“American in Paris” began with James Madison signing treaties and ended with Jim Morrison dying in a bathtub. Since then the identity has become more democratically available thanks to cheap flights, packaged vacations, semesters abroad, corporate job assignments and, more recently, Air BnB.
It’s never been my desire to think of myself as an “American in Paris” or call myself an “ex-pat.” Perhaps it’s a question of honesty. I wasn’t a doughboy or a G.I. and it was never my goal to be Gene Kelly, Ernest Hemingway or Henry Miller. There are people who’ve been here 40 years and don’t speak any French. Why? Maybe it’s a point of pride; maybe it’s a desire to remain a tourist forever. I guess I could understand both these positions. I haven’t sought out or purposely avoided the ex-pat community.
I don’t think it would be honest for me to speak of subjects like trips to vineyards, fine dining experiences, late nights of love and laughter in Montmartre, visits to prostitutes or ménage à trois, hunting trips to Africa, running with bulls in Pamplona or hanging out with destitute nobility. Here’s a recent and very memorable experience.
I enjoy taking walks through Paris. I often opt for streets or neighborhoods I’ve never visited before. But I also have certain places that I like to return to; Place Concorde is one. I get to it by crossing the Tuileries garden. It’s large, open to the sky; an Egyptian Obelisk is there, the Hotel de Crillon, the National Assembly (the French House of Representatives), a fountain. It’s especially beautiful at twilight. Recently Jeff Koons had a statue placed not far from the Place in honor of the victims of the Bataclan terrorist attack; I walked over, checked it out and took a photo for a friend.

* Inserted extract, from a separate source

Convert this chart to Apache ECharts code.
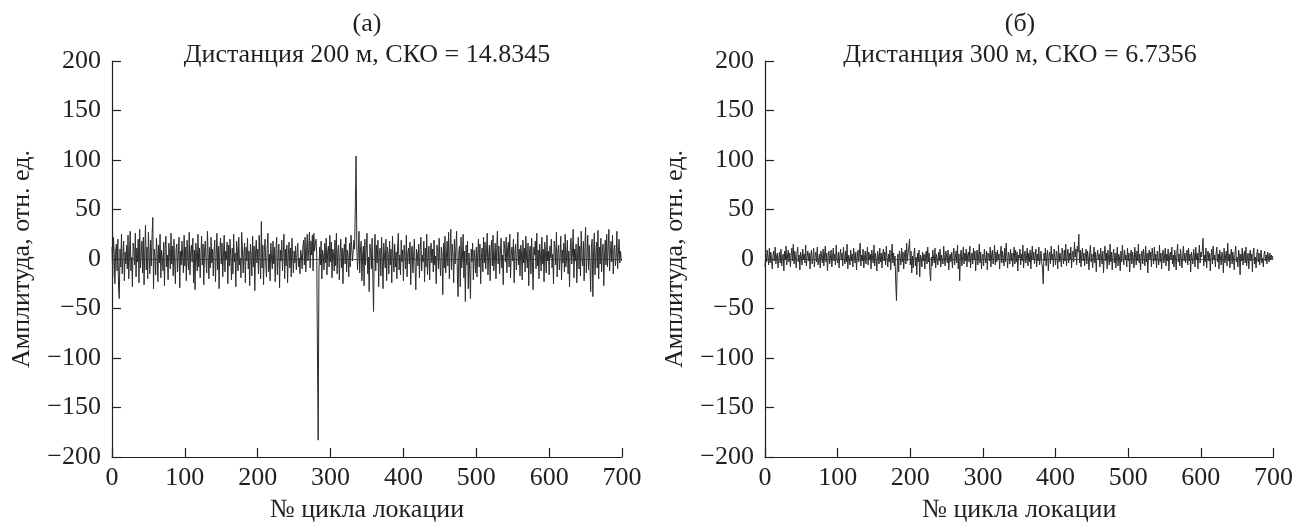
<!DOCTYPE html>
<html>
<head>
<meta charset="utf-8">
<script src="https://cdn.jsdelivr.net/npm/echarts@6/dist/echarts.min.js"></script>
<style>html,body{margin:0;padding:0;background:#fff;}#c{width:1296px;height:528px;}</style>
</head>
<body>
<div id="c"></div>
<script>
const panelLabels = ['(а)', '(б)'];
const panelTitles = ['Дистанция 200 м, СКО = 14.8345', 'Дистанция 300 м, СКО = 6.7356'];
const xAxisTitle = '№ цикла локации';
const yAxisTitle = 'Амплитуда, отн. ед.';
const xTicks = [0, 100, 200, 300, 400, 500, 600, 700];
const yTicks = [-200, -150, -100, -50, 0, 50, 100, 150, 200];

// amplitude per location cycle, cycles 0..699
const amp200 = [
12,-18,22,5,-25,8,15,-12,20,-30,-40,10,-8,25,-15,3,18,-22,7,-5,
14,-10,24,-20,6,28,-12,2,-28,16,9,-6,26,-18,11,-3,20,-24,30,-9,
5,18,-14,22,-26,8,34,-11,12,-20,27,3,-15,19,-7,24,42,-30,10,2,
-16,21,6,-23,14,-4,25,-19,9,1,-12,17,-27,11,23,-8,4,-21,16,7,
-10,26,-5,13,-17,20,-2,-25,10,15,-13,5,22,-29,8,-6,18,3,-14,24,
-7,12,-22,19,1,-11,27,-16,6,14,-3,21,-24,9,-31,16,4,-12,25,-8,
11,-19,3,23,-6,15,-26,8,18,-2,-14,28,5,-20,12,-9,22,-4,10,-17,
7,19,-23,2,26,-11,13,-30,9,21,-5,16,-18,4,24,-13,8,-1,17,-25,
14,-7,20,3,-21,11,-15,25,-3,6,-28,18,9,-12,22,-6,1,-19,27,10,
-14,5,16,-24,12,-2,21,-10,8,-27,15,3,-17,23,-8,13,-32,6,19,-4,
10,-15,24,2,-20,38,-9,14,-26,7,20,-3,-18,11,26,-13,5,-22,16,1,
-10,18,-5,12,-23,7,22,-16,3,15,-29,9,-2,19,-12,6,25,-20,10,-7,
14,-24,4,17,-9,11,-18,21,2,-14,8,-4,13,-11,5,16,-8,1,-15,9,
3,-10,12,19,-6,22,-13,7,25,-2,10,27,-9,18,4,24,-12,26,8,15,
20,5,-95,-183,-14,12,-6,18,-20,9,3,-11,16,-4,21,-16,7,13,-8,24,
-3,17,-19,10,5,-12,19,-7,26,-15,8,14,-21,2,20,-9,11,-25,6,15,
-5,22,-13,9,3,-18,16,-8,24,12,-2,7,19,10,55,104,14,-11,6,28,
-14,9,18,-22,4,13,-27,20,-6,11,26,-15,2,-33,15,7,-10,21,-19,-53,
8,25,-12,14,-4,19,-28,6,11,-17,22,-1,-30,16,3,-9,20,-22,12,5,
-15,18,-6,10,-24,23,1,-13,15,-8,7,-20,12,26,-11,4,-16,19,-3,9,
-22,14,2,-10,24,-18,6,11,-5,17,-26,8,13,-14,3,20,-9,-31,10,5,
-7,15,-19,9,22,-12,4,-3,18,-23,11,-8,25,-16,1,13,-21,7,16,-4,
10,-13,19,-6,3,-25,14,8,-10,21,-2,-17,12,5,-36,16,-9,23,-14,2,
18,-7,27,-20,9,30,-11,15,4,-24,20,-5,11,28,-15,-38,7,13,-28,22,
-9,3,25,-19,8,-43,14,-6,18,-30,6,-12,-40,10,-3,16,-21,9,1,-14,
12,-18,5,20,-8,15,-25,2,11,-13,22,-4,17,-10,7,26,-16,3,14,-22,
8,19,-7,24,-12,1,16,-20,10,28,-5,13,-15,6,21,-9,4,-26,18,11,
-3,22,-14,9,17,-8,25,-19,5,12,-2,20,-24,7,15,-11,3,27,-6,10,
-17,14,6,-21,19,-4,11,-13,23,2,-9,16,-27,8,13,-15,21,-1,-31,12,
4,18,-10,26,-7,9,-20,15,3,-12,22,-5,10,-23,17,6,-14,24,-2,8,
-16,13,1,20,-9,5,-25,18,11,-6,27,-18,7,14,-11,2,23,-21,9,-4,
16,-13,25,-8,3,19,-15,8,-28,12,21,-5,6,30,-19,10,-2,15,-24,4,
22,-10,13,-17,28,1,-7,18,-22,9,32,-14,5,24,-11,14,-3,-33,11,20,
-38,7,26,-16,4,17,-9,29,-20,12,-5,21,-13,8,15,-27,3,19,-6,25,
-8,11,30,-12,5,18,-3,24,-15,9,14,-7,2,28,-10,6,20,-4,8,-2
];

const amp300 = [
-8,5,-3,9,2,-6,11,-4,7,0,-10,4,8,-2,12,-5,3,6,-9,1,
7,-4,10,-7,2,5,-12,8,-1,13,-6,3,9,-3,6,-8,4,11,-2,15,
-5,8,1,-9,6,12,-3,4,-11,7,2,-6,10,-1,5,-4,14,-7,3,8,
-2,6,-10,4,9,-5,1,11,-8,3,7,-3,12,-6,0,5,-9,8,2,-4,
10,-7,4,13,-3,6,-12,2,8,-5,1,9,-8,3,11,-2,5,-6,14,0,
-4,7,-9,3,10,-1,6,-7,12,2,-5,8,-3,15,-10,4,1,-6,9,-2,
5,-8,11,3,-4,7,-11,2,9,-3,6,16,-7,4,-2,10,-9,1,8,-5,
3,12,-6,7,-1,5,-10,9,2,-4,14,-7,6,0,-12,8,3,-5,11,-3,
6,-9,4,10,-2,7,-6,13,1,-8,5,-3,9,-11,2,15,-4,6,-7,3,
-25,-42,-8,5,-13,8,2,-6,11,-3,7,-10,4,9,-5,16,-2,6,12,20,
-6,8,-14,3,-9,5,11,-7,2,-16,6,-3,9,-18,4,1,-8,7,-2,5,
-10,3,8,-5,12,-3,6,-13,-22,2,-7,9,1,-4,11,-9,5,3,-6,7,
-2,10,-8,4,6,-5,13,0,-7,8,3,-4,9,-11,2,5,-3,7,-9,4,
11,-6,2,8,-4,14,-10,5,-22,3,9,-7,1,12,-5,6,-2,10,-8,4,
7,-3,13,-9,2,6,-5,11,-1,8,-12,4,9,-6,3,15,-4,7,-10,2,
5,-7,10,1,-4,8,-11,6,3,-2,12,-8,4,9,-5,2,14,-6,7,-3,
9,-1,5,-10,6,13,-4,8,1,-7,11,-3,16,2,-9,7,4,-5,10,-2,
6,-8,3,12,-5,9,-3,7,-12,4,1,10,-6,5,-2,14,-9,3,8,-4,
2,11,-7,6,-3,9,-10,4,13,-1,7,-5,3,10,-8,5,-2,12,-6,1,
8,-4,-9,-25,6,-2,11,-7,4,9,-12,3,7,-5,13,-1,5,-8,10,2,
-6,8,3,-10,14,-3,6,1,-8,11,4,-5,9,-2,15,-7,3,10,-4,6,
-1,12,-9,5,8,-3,17,2,10,-6,13,7,25,-4,9,-8,4,11,-2,6,
-7,3,10,-5,8,1,-11,6,14,-3,5,-9,2,12,-4,7,-13,3,9,-1,
5,-8,11,2,-5,8,-14,4,13,-2,6,-10,9,1,-6,15,-3,7,-11,4,
10,-4,6,-9,3,12,-7,5,1,-12,8,-3,14,2,-6,9,-1,4,-8,11,
-2,6,-13,3,9,-5,7,1,-9,12,4,-6,8,-2,15,-4,5,-11,3,8,
-5,10,2,-7,13,-3,6,-14,4,9,-1,7,-8,11,3,-5,12,-2,5,-9,
8,1,-6,14,-3,6,-10,4,9,-4,2,11,-7,5,-2,10,-12,3,7,-1,
12,-5,4,-8,9,2,-11,6,15,-3,5,-7,10,1,-9,4,13,-2,6,-4,
3,9,-6,11,-2,5,-13,7,1,-5,10,4,-8,12,-1,6,-10,3,14,-4,
7,2,9,21,-7,4,-3,11,-9,5,8,-2,6,-12,3,10,-5,13,-1,4,
-8,6,12,-3,5,-10,9,1,-6,7,3,-14,11,-4,2,8,-7,16,-2,5,
-9,4,10,-5,7,0,-11,6,13,-3,2,-8,9,4,-16,5,-2,11,-6,3,
8,-4,12,-7,1,6,-10,3,9,-2,5,-13,7,11,-5,2,-9,4,10,-3,
6,-6,3,9,-4,1,-8,5,8,-2,4,-5,7,2,-3,6,-1,4,0,3
];

const FONT = 'Liberation Serif';
const FS = 26;
const INK = '#231f20';
const chart = echarts.init(document.getElementById('c'), null, {renderer: 'canvas'});

function fmtY(v) { return String(v).replace('-', '\u2212'); }

const grids = [
  {left: 112, right: 674, top: 61, bottom: 65},
  {left: 765, right: 21, top: 61, bottom: 65}
];

function xAx(i) {
  return {
    gridIndex: i, type: 'value', min: xTicks[0], max: xTicks[xTicks.length - 1], interval: 100,
    name: xAxisTitle, nameLocation: 'middle', nameGap: 40,
    nameTextStyle: {fontFamily: FONT, fontSize: FS, color: INK},
    axisLine: {show: true, onZero: false, lineStyle: {color: INK, width: 1.2}},
    axisTick: {show: true, inside: true, length: 9, lineStyle: {color: INK, width: 1.2}},
    axisLabel: {fontFamily: FONT, fontSize: FS, color: INK, margin: 8},
    splitLine: {show: false}
  };
}
function yAx(i) {
  return {
    gridIndex: i, type: 'value', min: yTicks[0], max: yTicks[yTicks.length - 1], interval: 50,
    name: yAxisTitle, nameLocation: 'middle', nameGap: 77, nameRotate: 90,
    nameTextStyle: {fontFamily: FONT, fontSize: FS, color: INK},
    axisLine: {show: true, lineStyle: {color: INK, width: 1.2}},
    axisTick: {show: true, inside: true, length: 9, lineStyle: {color: INK, width: 1.2}},
    axisLabel: {fontFamily: FONT, fontSize: FS, color: INK, margin: 11, formatter: fmtY},
    splitLine: {show: false}
  };
}

const seriesData = [amp200, amp300].map(a => a.map((v, k) => [k, v]));
const tFont = FS + 'px "' + FONT + '"';
const zeroLine = {silent: true, symbol: 'none', label: {show: false},
  lineStyle: {color: '#333', width: 0.8, type: 'solid'}, data: [{yAxis: 0}]};

chart.setOption({
  animation: false,
  backgroundColor: '#fff',
  grid: grids,
  xAxis: [xAx(0), xAx(1)],
  yAxis: [yAx(0), yAx(1)],
  graphic: [
    {type: 'text', x: 367, y: 24, style: {text: panelLabels[0], font: tFont, fill: INK, textAlign: 'center', textVerticalAlign: 'middle'}},
    {type: 'text', x: 367, y: 55, style: {text: panelTitles[0], font: tFont, fill: INK, textAlign: 'center', textVerticalAlign: 'middle'}},
    {type: 'text', x: 1020, y: 24, style: {text: panelLabels[1], font: tFont, fill: INK, textAlign: 'center', textVerticalAlign: 'middle'}},
    {type: 'text', x: 1020, y: 55, style: {text: panelTitles[1], font: tFont, fill: INK, textAlign: 'center', textVerticalAlign: 'middle'}}
  ],
  series: [
    {type: 'line', xAxisIndex: 0, yAxisIndex: 0, data: seriesData[0], showSymbol: false, symbol: 'none',
     lineStyle: {color: '#2b2b2b', width: 1}, markLine: zeroLine},
    {type: 'line', xAxisIndex: 1, yAxisIndex: 1, data: seriesData[1], showSymbol: false, symbol: 'none',
     lineStyle: {color: '#2b2b2b', width: 1}, markLine: zeroLine}
  ]
});
</script>
</body>
</html>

I’d been walking for about 90 minutes and had almost arrived when I had a pressing need to use a restroom. Since I’ve been to Place de la Concorde many times I knew there were no cafés but that there was a public toilet not far from where the statue should be. These public toilets are very particular. They are gray oval structures about six feet deep, four feet wide and nine feet high with an automatic door. They have an irrigation system by which, after each use, they’re thoroughly cleaned. You can enter if the outside light is green. If the light’s yellow or blue, you must wait for it’s either occupied or being cleaned; finally, if it’s red, it means it is out of service. These structures are found all over the city. Usually they’re relatively clean.
I got to the toilet and the light was green, so I pushed the external open button, the door slid open, it looked clean so I walked in. I turned to press the “close the door” button and saw that someone had spread excrement all over the control panel as well as the emergency exit on the back of the door. I froze in place, disgusted. I was torn between my immediate biological urgency and the desire to leave. Suddenly, the door closed automatically. The decision was made. Trying to breathe as little as possible and with an extreme caution not to touch anything “I made water” as the expression goes. Fortunately I had some Kleenex in my pocket so I pressed the exit button and the door opened. I dropped the Kleenex on the floor and I left, feeling as unclean as a leper.
As I walked, I looked out before me at the world now gone suddenly insane as I tried to think who could’ve had such an idea? What hatred they must feel towards other people. Isn’t the world bad enough already? I walked, revolted, feeling like I was going to vomit at any second. I came to the end of the path; I looked up. There it was, Jeff Koons’ statue. I stood there and gazed upon it. And all the time I just kept asking myself: why?